Позавтракав, вернулся в эскадрилью. И вдруг за неплотно прикрытой дверью послышались шаги и знакомый говорок. Слава богу, пришел, не погиб. Первым в дверях показался высокий, с ввалившимися глазами и посеревшим лицом Сельский. За ним такой же, как и его командир, с парашютом за плечом воздушный стрелок Гутырчик. Оба сильно уставшие, но радостные. Сельский приложил руку к шлемофону и доложил о своем возвращении. В конце доклада добавил: «Сбил двух истребителей». «Молодец! – похвалил его я, пожал руку и поцеловал. – Куда тебе влепили, и почему сел?» Немного смутившись, ответил: «Самолет повреждений не имел. Я сам сел. Нервы не выдержали: вижу, справа между вами и мной проскакивает «фоккер», а перед ним длинная трасса. «Фоккер» разворачивается в мою сторону. Вижу, как вы по нему ведете огонь, думаю, и мне надо нажать на гашетки. Не целясь, жму на них, и он падает прямо передо мной. Потом второй, как и первый, проносится и повторяет маневр ведущего. Я и по нему открыл огонь. Падает и этот. Увидел под собой нашу пехоту и решил сесть, пока не сбили. Убрал газ и приземлился на брюхо. Машина особо не повреждена: погнут винт, ну, может еще что там поломалось».

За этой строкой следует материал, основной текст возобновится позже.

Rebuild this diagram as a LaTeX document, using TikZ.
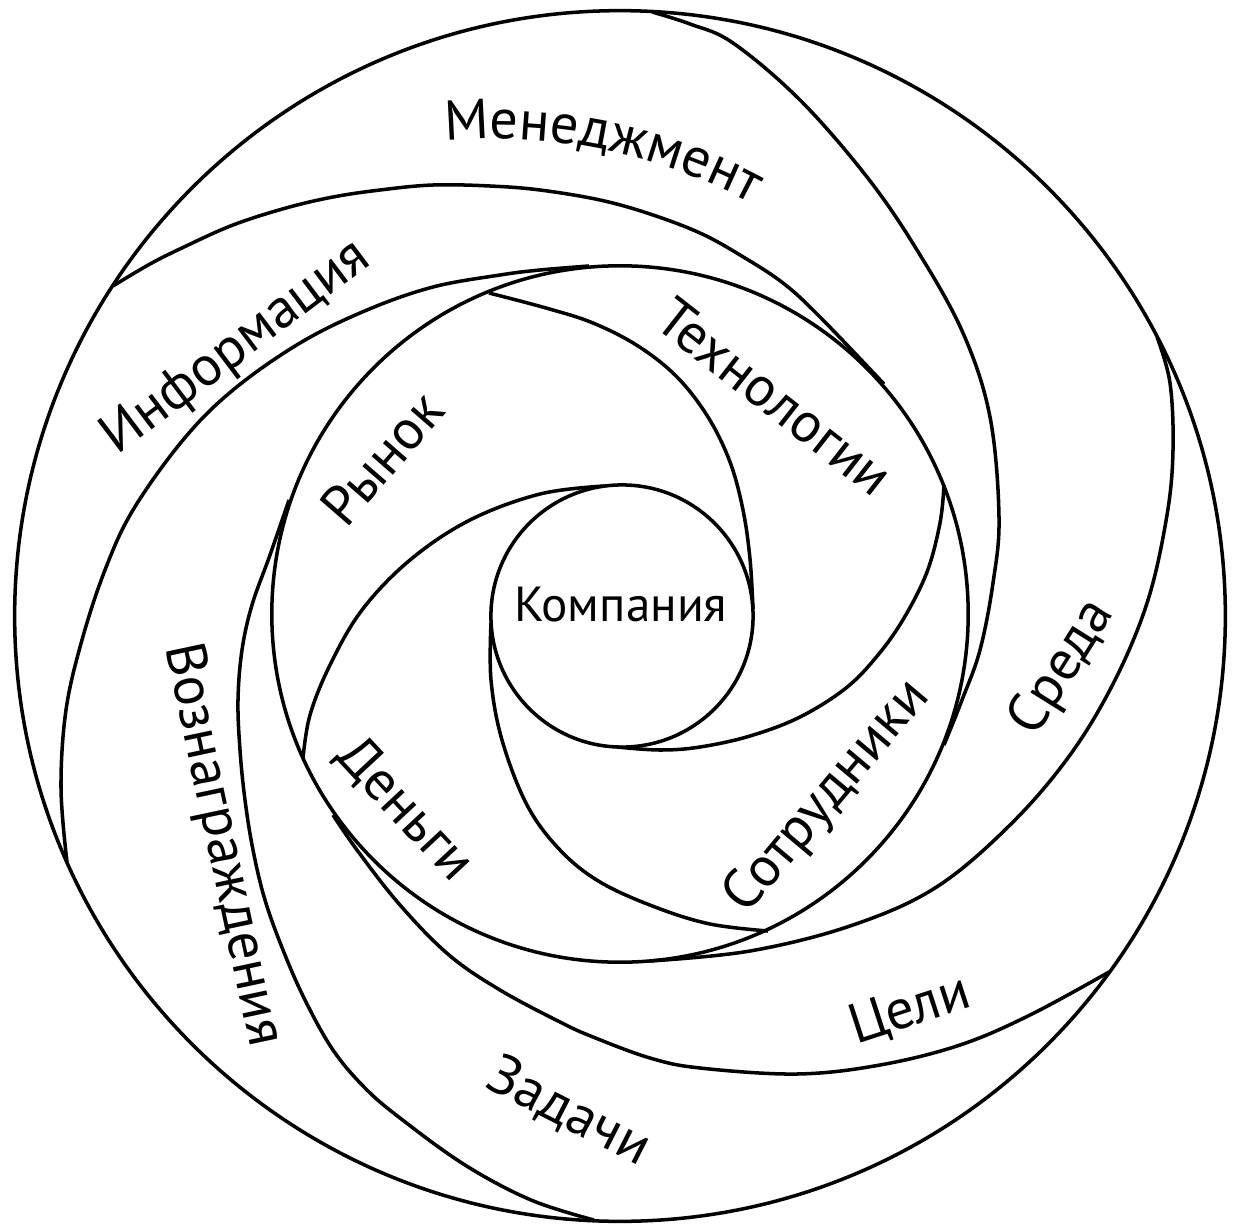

«Ты видел командира полка?» – «Пока нет». – «Идите оба на завтрак, а потом сразу сюда». Пстыго от кого-то уже узнал, что вернулся Сельский, и пришел к нам в эскадрилью сам. Отдал распоряжение собрать весь летный состав полка у нас. Как только вернулся Сельский, Пстыго провел разбор нашего полета и перед тем, как его закончить, многозначительно произнес: «Это полет, которым можно гордиться. Сбили двоих и своих не потеряли. Молодец, Сельский! 3а сбитые самолеты награждаю тебя орденом Славы 3-й степени. Если бы не посадил исправный самолет на живот, представил бы к ордену Красного Знамени». А затем добавил: «Так-то, знай наших! Так держать и бить фашистов. Пусть знают, что и от штурмовиков могут получить по зубам. Небось те двое, что удрали, теперь расскажут своим, как нападать на нас». Вот каким разбором закончился полет на разведку, принесший мне больше неприятностей, чем чувства удовлетворения. Полет, каких еще не было в полку.

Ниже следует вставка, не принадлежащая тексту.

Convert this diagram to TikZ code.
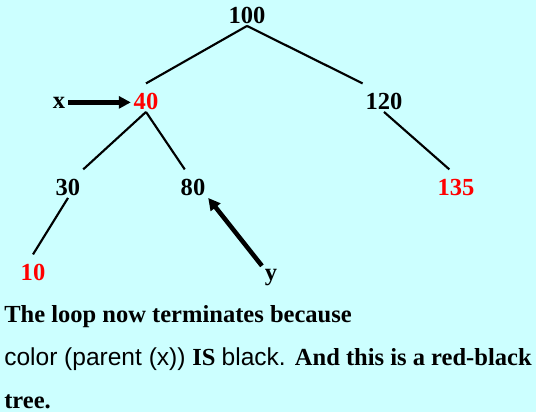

7 февраля 1983 года мне довелось встретиться с Иваном Ивановичем в его рабочем кабинете. С того полета прошло 39 лет. В беседе, длившейся более двух часов, вспомнили многие эпизоды. Напомнил я ему и о Сельском, заметив: «Никак не могу его разыскать». «Как ты сказал? – переспросил меня Пстыго. – Что-то не припомню такого. В какой эскадрилье он был?» – «У нас, в третьей, – напомнил я. – Помните, возможно, тот случай, когда он в первом боевом вылете сбил сразу двух истребителей, а вы мне за него нагоняй дали». – «Это было, если мне не изменяет память, на аэродроме Дзиковец», – улыбаясь, проговорил Пстыго. «Да, совершенно верно, мы тогда четверкой ходили», – и вкратце рассказал, как все было. Пстыго засмеялся: «Вот ведь как бывало. Помню этот случай и как наградил его орденом Славы». А о том, как снимал с меня стружу, не вспомнил. Я же не счел удобным об этом напоминать, хотя хотелось сказать ему, насколько тяжело я тогда переживал его нападки. И чтобы сменить тему разговора, заметил: «А ведь не так уж и плохо воевал наш полк». После войны мне довелось служить во многих штурмовых полках, и я понял, что воевали мы нисколько не хуже других, включая даже полки такого известного корпуса, как 1-й шак, где было порядка пяти дважды Героев и около полусотни Героев. «Да, это верно, – согласился со мной Иван Иванович. – В этом я убедился сам, когда был там командиром 152-го гвардейского полка. Досадно, что Горлаченко недооценивал летчиков своего корпуса и особенно нашей дивизии. Таким же был и комдив Кожемякин. Ему все казалось, что мы плохо воюем». Не знаю – то ли он говорил, что думал. Может, и то. По себе знаю: в наградных материалах меня представляли к награждению орденами Красного Знамени, а получал ордена Отечественной войны 1-й и 2-й степеней. При этом вспомнился случай, когда нас с Сашей Пятикопом обошли с наградами за полет на разведку 18 марта 1944 года, причем при этом не было выполнено прямое указание командующего воздушной армией генерала Папивина. Хотелось и об этом напомнить Ивану Ивановичу, но посчитал, что это будет нескромно.